Перед самым открытием съезда в Петрограде состоялись городские выборы, которые нанесли сокрушительный удар по партии кадетов, составлявшей правительственное большинство; в результате этих выборов половина мандатов досталась меньшевикам. Большевики истолковали эту победу меньшевиков как свидетельство поворота городских масс в целом влево и, следовательно, как обнадеживающее явление для них самих.
Далее Ленин уже сформулировал, что в своем развитии революция придет к прорыву границ буржуазной фазы и перейдет в фазу чисто социалистическую. В тот момент, когда Ленин высказал эту точку зрения, имевшую фундаментальное значение для его марксистских сторонников, он еще не решился заявить, что именно большевики должны взять власть. Будучи все еще небольшим меньшинством в Совете, более того, даже не претендуя на то, что они представляют широкие массы, большевики не могли обосновать подобные претензии в традиционных марксистских терминах.

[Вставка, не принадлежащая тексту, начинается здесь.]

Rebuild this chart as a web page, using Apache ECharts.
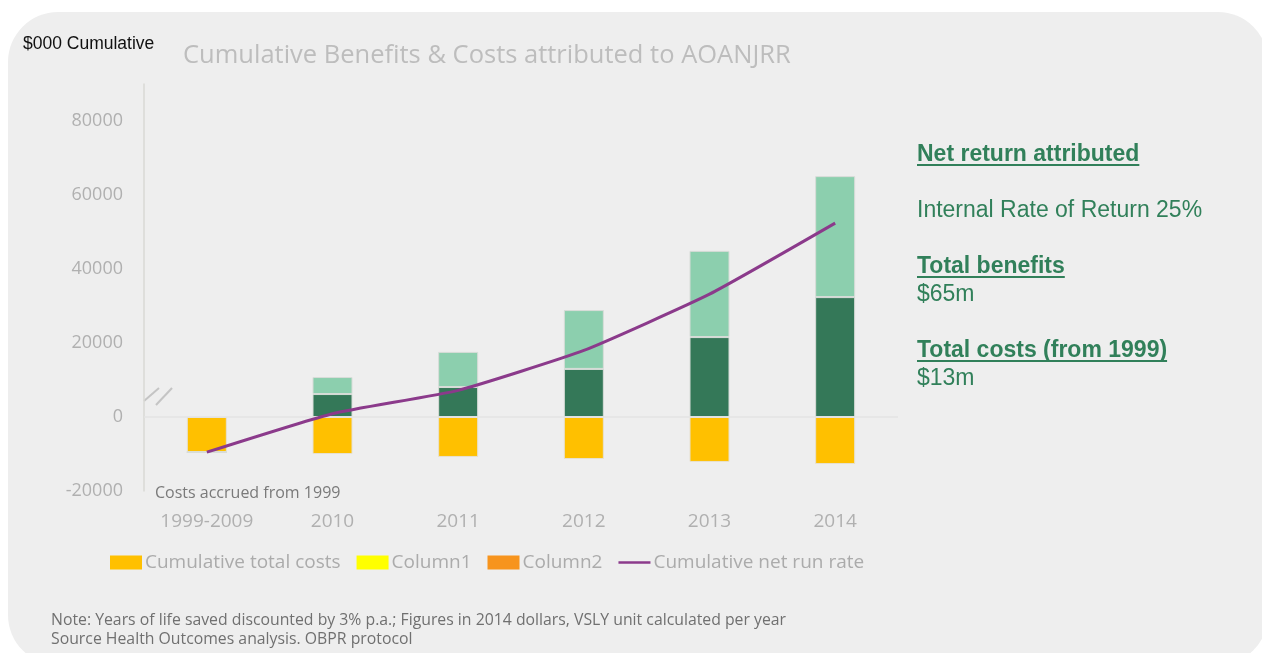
<!DOCTYPE html>
<html>
<head>
<meta charset="utf-8">
<script src="https://cdn.jsdelivr.net/npm/echarts@6/dist/echarts.min.js"></script>
<style>
  html, body { margin: 0; padding: 0; background: #ffffff; }
  #chart { width: 1262px; height: 653px; }
</style>
</head>
<body>
<div id="chart"></div>
<script>
// data ($000)
const categories = ['1999-2009', '2010', '2011', '2012', '2013', '2014'];
const totalCosts = [-9500, -10000, -10800, -11350, -12150, -12700];
const column1 = [0, 6200, 8100, 13000, 21600, 32400];      // dark green part
const column2 = [0, 4600, 9500, 15900, 23300, 32700];      // light green part on top
const netRunRate = [-9500, 900, 7200, 18000, 33200, 52400];
const yTicks = { min: -20000, max: 90000, interval: 20000 };

const green = '#31805a';
const sideFont = '"Liberation Sans", Arial, sans-serif';
const uiFont = '"Open Sans", "Noto Sans", sans-serif';

// width of a text, for the underlines
function textWidth(str, font) {
    const ctx = document.createElement('canvas').getContext('2d');
    ctx.font = font;
    return ctx.measureText(str).width;
}

function sideText(str, y, bold, underline) {
    const font = (bold ? 'bold ' : '') + '23px ' + sideFont;
    const items = [{
        type: 'text',
        x: 917,
        y: y,
        style: {
            text: str,
            fill: green,
            font: font,
            verticalAlign: 'middle'
        }
    }];
    if (underline) {
        const w = textWidth(str, font);
        items.push({
            type: 'line',
            shape: { x1: 917, y1: y + 10, x2: 917 + w, y2: y + 10 },
            style: { stroke: green, lineWidth: 2 }
        });
    }
    return items;
}

const myChart = echarts.init(document.getElementById('chart'));
myChart.setOption({
    animation: false,
    backgroundColor: '#ffffff',
    title: {
        text: 'Cumulative Benefits & Costs attributed to AOANJRR',
        left: 178,
        top: 38,
        textStyle: { color: '#bdbdbd', fontSize: 25.5, fontWeight: 'normal', fontFamily: uiFont }
    },
    legend: {
        left: 105,
        top: 548,
        itemWidth: 32,
        itemHeight: 14,
        itemGap: 16,
        icon: 'rect',
        itemStyle: { borderWidth: 0 },
        textStyle: { color: '#ababab', fontSize: 19, fontFamily: uiFont, padding: [0, 0, 0, -2] },
        data: [
            'Cumulative total costs',
            { name: 'Column1', itemStyle: { color: '#ffff00', borderWidth: 0 } },
            { name: 'Column2', itemStyle: { color: '#f7941d', borderWidth: 0 } },
            { name: 'Cumulative net run rate', icon: 'path://M0,6 L32,6 L32,8.5 L0,8.5 Z' }
        ]
    },
    grid: { left: 144, right: 364, top: 84, bottom: 162 },
    xAxis: {
        type: 'category',
        data: categories,
        axisLine: { show: false, onZero: false },
        axisTick: { show: false },
        axisLabel: { color: '#b0b0b0', fontSize: 19, margin: 21, fontFamily: uiFont }
    },
    yAxis: {
        type: 'value',
        min: yTicks.min,
        max: yTicks.max,
        interval: yTicks.interval,
        axisLine: { show: true, lineStyle: { color: '#d9d9d4', width: 1.5 } },
        axisTick: { show: false },
        splitLine: { show: false },
        axisLabel: {
            color: '#b0b0b0',
            fontSize: 18,
            margin: 21,
            showMaxLabel: false,
            fontFamily: uiFont,
            formatter: v => String(v)
        }
    },
    series: [
        {
            name: 'Cumulative total costs',
            type: 'bar',
            stack: 'a',
            barWidth: 40,
            data: totalCosts,
            itemStyle: { color: '#ffc000', borderColor: '#e6e0d0', borderWidth: 1 },
            markLine: {
                silent: true,
                symbol: 'none',
                label: { show: false },
                lineStyle: { color: '#e3e3e3', type: 'solid', width: 1.5 },
                data: [{ yAxis: 0 }]
            },
            z: 2
        },
        {
            name: 'Column1',
            type: 'bar',
            stack: 'a',
            barWidth: 40,
            data: column1,
            itemStyle: { color: '#347858', borderColor: '#d8dcd8', borderWidth: 1 }
        },
        {
            name: 'Column2',
            type: 'bar',
            stack: 'a',
            barWidth: 40,
            data: column2,
            itemStyle: { color: '#8ccfae', borderColor: '#d8dcd8', borderWidth: 1 }
        },
        {
            name: 'Cumulative net run rate',
            type: 'line',
            data: netRunRate,
            smooth: 0.15,
            symbol: 'none',
            lineStyle: { color: '#8b3a8b', width: 3 },
            itemStyle: { color: '#8b3a8b' },
            z: 5
        }
    ],
    graphic: [
        {
            type: 'rect',
            z: -10,
            silent: true,
            shape: { x: 8, y: 12, width: 1260, height: 653, r: 50 },
            style: { fill: '#eeeeee' }
        },
        {
            type: 'text',
            x: 23,
            y: 44,
            style: { text: '$000 Cumulative', fill: '#111111', font: '17.5px ' + sideFont, verticalAlign: 'middle' }
        },
        // axis break marks
        {
            type: 'line',
            shape: { x1: 144, y1: 401, x2: 159, y2: 388 },
            style: { stroke: '#c4c4c4', lineWidth: 2 }
        },
        {
            type: 'line',
            shape: { x1: 156, y1: 405, x2: 172, y2: 388 },
            style: { stroke: '#c4c4c4', lineWidth: 2 }
        },
        {
            type: 'text',
            x: 155,
            y: 493,
            style: { text: 'Costs accrued from 1999', fill: '#7a7a7a', font: '16px ' + uiFont, verticalAlign: 'middle' }
        },
        {
            type: 'text',
            x: 51,
            y: 611,
            style: {
                text: 'Note: Years of life saved discounted by 3% p.a.; Figures in 2014 dollars, VSLY unit calculated per year\nSource Health Outcomes analysis. OBPR protocol',
                fill: '#707070',
                font: '15.8px ' + uiFont,
                lineHeight: 19
            }
        },
        ...sideText('Net return attributed', 155, true, true),
        ...sideText('Internal Rate of Return 25%', 211, false, false),
        ...sideText('Total benefits', 267, true, true),
        ...sideText('$65m', 295, false, false),
        ...sideText('Total costs (from 1999)', 351, true, true),
        ...sideText('$13m', 379, false, false)
    ]
});
</script>
</body>
</html>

Однако в июне, выступая перед собравшимися со всех концов страны делегатами Всероссийского съезда Советов, Ленин выдвинул новые задачи.
Когда один из ораторов попытался защитить идею союза между Советами и Временным правительством, предложив делегатам, если они могут, выступить и отважиться назвать такую партию, которая готова взять власть одна, Ленин выкрикнул с места: «Есть такая партия!»